**INSTRUCTION**. Without the pictures, repeat the listing character for character.

**RECORDS TO PROCESS**.
***

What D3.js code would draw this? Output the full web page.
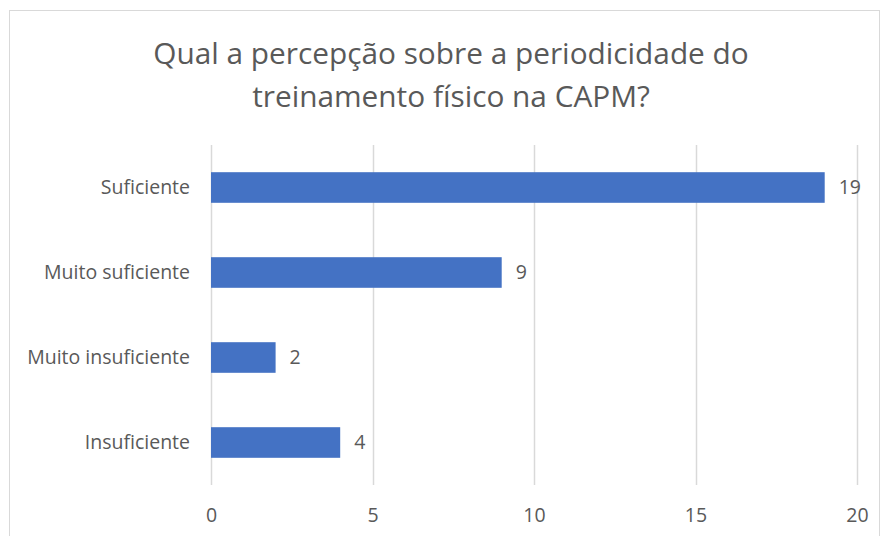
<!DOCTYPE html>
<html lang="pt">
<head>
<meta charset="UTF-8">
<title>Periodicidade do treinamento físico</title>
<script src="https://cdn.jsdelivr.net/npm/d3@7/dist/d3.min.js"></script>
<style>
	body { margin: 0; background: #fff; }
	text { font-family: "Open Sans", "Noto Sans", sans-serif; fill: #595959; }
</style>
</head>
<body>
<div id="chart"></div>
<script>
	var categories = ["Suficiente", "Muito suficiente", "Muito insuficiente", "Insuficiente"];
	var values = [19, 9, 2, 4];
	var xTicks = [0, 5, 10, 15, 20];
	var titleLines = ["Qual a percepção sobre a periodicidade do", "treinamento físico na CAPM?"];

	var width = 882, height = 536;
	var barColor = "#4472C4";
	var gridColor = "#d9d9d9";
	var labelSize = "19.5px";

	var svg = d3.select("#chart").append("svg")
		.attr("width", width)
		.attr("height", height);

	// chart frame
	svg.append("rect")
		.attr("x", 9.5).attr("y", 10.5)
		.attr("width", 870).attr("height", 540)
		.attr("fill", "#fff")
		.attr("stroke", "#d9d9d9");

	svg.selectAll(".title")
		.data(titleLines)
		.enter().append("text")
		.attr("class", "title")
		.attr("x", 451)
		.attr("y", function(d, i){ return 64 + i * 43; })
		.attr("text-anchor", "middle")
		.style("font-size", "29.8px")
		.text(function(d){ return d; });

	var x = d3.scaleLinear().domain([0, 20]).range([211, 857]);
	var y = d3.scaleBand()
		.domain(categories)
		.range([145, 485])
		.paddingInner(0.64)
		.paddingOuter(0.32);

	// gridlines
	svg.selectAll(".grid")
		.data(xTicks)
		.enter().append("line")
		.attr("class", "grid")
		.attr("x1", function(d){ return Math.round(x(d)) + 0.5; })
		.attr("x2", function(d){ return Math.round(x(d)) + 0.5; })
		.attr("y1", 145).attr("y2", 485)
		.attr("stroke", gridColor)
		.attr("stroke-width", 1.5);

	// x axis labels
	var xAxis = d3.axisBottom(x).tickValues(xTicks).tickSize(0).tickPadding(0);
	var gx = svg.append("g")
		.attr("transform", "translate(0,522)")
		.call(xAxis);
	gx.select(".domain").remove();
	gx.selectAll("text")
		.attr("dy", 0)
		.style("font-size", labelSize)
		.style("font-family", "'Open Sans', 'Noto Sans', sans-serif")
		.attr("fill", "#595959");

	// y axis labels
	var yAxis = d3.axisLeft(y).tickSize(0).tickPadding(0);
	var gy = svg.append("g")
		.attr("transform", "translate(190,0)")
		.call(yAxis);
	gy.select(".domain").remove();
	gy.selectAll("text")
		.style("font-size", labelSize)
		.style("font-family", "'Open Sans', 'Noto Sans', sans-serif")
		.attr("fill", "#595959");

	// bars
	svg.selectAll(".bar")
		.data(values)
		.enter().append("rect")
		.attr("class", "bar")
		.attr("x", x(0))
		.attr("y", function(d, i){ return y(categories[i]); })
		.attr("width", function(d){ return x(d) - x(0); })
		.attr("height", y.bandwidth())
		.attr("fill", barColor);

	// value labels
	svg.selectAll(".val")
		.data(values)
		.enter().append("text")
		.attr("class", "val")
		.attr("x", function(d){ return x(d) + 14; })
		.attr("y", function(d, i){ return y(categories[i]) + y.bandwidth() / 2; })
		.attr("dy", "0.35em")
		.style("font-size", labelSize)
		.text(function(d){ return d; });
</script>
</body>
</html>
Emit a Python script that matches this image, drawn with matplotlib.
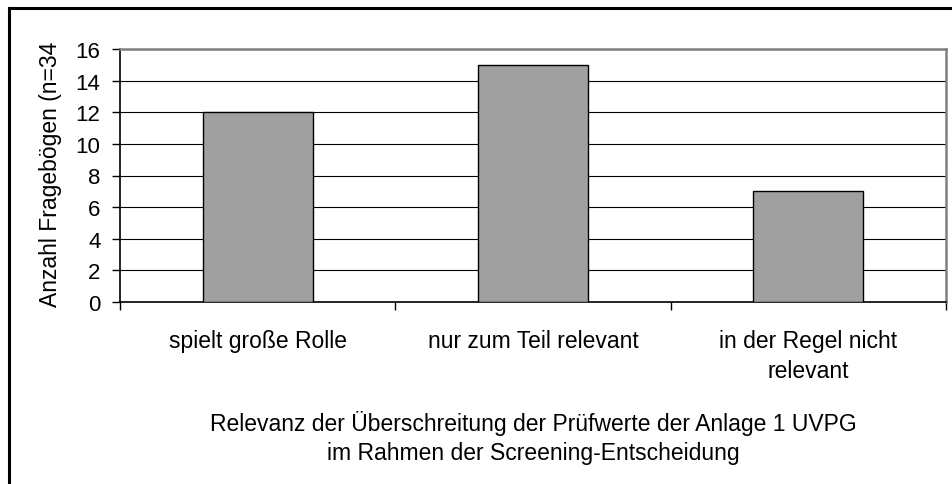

***

**WRITTEN SOLUTION**.
What D3.js code would draw this? Output the full web page.
<!DOCTYPE html>
<html lang="pt">
<head>
<meta charset="UTF-8">
<title>Periodicidade do treinamento físico</title>
<script src="https://cdn.jsdelivr.net/npm/d3@7/dist/d3.min.js"></script>
<style>
	body { margin: 0; background: #fff; }
	text { font-family: "Open Sans", "Noto Sans", sans-serif; fill: #595959; }
</style>
</head>
<body>
<div id="chart"></div>
<script>
	var categories = ["Suficiente", "Muito suficiente", "Muito insuficiente", "Insuficiente"];
	var values = [19, 9, 2, 4];
	var xTicks = [0, 5, 10, 15, 20];
	var titleLines = ["Qual a percepção sobre a periodicidade do", "treinamento físico na CAPM?"];

	var width = 882, height = 536;
	var barColor = "#4472C4";
	var gridColor = "#d9d9d9";
	var labelSize = "19.5px";

	var svg = d3.select("#chart").append("svg")
		.attr("width", width)
		.attr("height", height);

	// chart frame
	svg.append("rect")
		.attr("x", 9.5).attr("y", 10.5)
		.attr("width", 870).attr("height", 540)
		.attr("fill", "#fff")
		.attr("stroke", "#d9d9d9");

	svg.selectAll(".title")
		.data(titleLines)
		.enter().append("text")
		.attr("class", "title")
		.attr("x", 451)
		.attr("y", function(d, i){ return 64 + i * 43; })
		.attr("text-anchor", "middle")
		.style("font-size", "29.8px")
		.text(function(d){ return d; });

	var x = d3.scaleLinear().domain([0, 20]).range([211, 857]);
	var y = d3.scaleBand()
		.domain(categories)
		.range([145, 485])
		.paddingInner(0.64)
		.paddingOuter(0.32);

	// gridlines
	svg.selectAll(".grid")
		.data(xTicks)
		.enter().append("line")
		.attr("class", "grid")
		.attr("x1", function(d){ return Math.round(x(d)) + 0.5; })
		.attr("x2", function(d){ return Math.round(x(d)) + 0.5; })
		.attr("y1", 145).attr("y2", 485)
		.attr("stroke", gridColor)
		.attr("stroke-width", 1.5);

	// x axis labels
	var xAxis = d3.axisBottom(x).tickValues(xTicks).tickSize(0).tickPadding(0);
	var gx = svg.append("g")
		.attr("transform", "translate(0,522)")
		.call(xAxis);
	gx.select(".domain").remove();
	gx.selectAll("text")
		.attr("dy", 0)
		.style("font-size", labelSize)
		.style("font-family", "'Open Sans', 'Noto Sans', sans-serif")
		.attr("fill", "#595959");

	// y axis labels
	var yAxis = d3.axisLeft(y).tickSize(0).tickPadding(0);
	var gy = svg.append("g")
		.attr("transform", "translate(190,0)")
		.call(yAxis);
	gy.select(".domain").remove();
	gy.selectAll("text")
		.style("font-size", labelSize)
		.style("font-family", "'Open Sans', 'Noto Sans', sans-serif")
		.attr("fill", "#595959");

	// bars
	svg.selectAll(".bar")
		.data(values)
		.enter().append("rect")
		.attr("class", "bar")
		.attr("x", x(0))
		.attr("y", function(d, i){ return y(categories[i]); })
		.attr("width", function(d){ return x(d) - x(0); })
		.attr("height", y.bandwidth())
		.attr("fill", barColor);

	// value labels
	svg.selectAll(".val")
		.data(values)
		.enter().append("text")
		.attr("class", "val")
		.attr("x", function(d){ return x(d) + 14; })
		.attr("y", function(d, i){ return y(categories[i]) + y.bandwidth() / 2; })
		.attr("dy", "0.35em")
		.style("font-size", labelSize)
		.text(function(d){ return d; });
</script>
</body>
</html>
Emit a Python script that matches this image, drawn with matplotlib.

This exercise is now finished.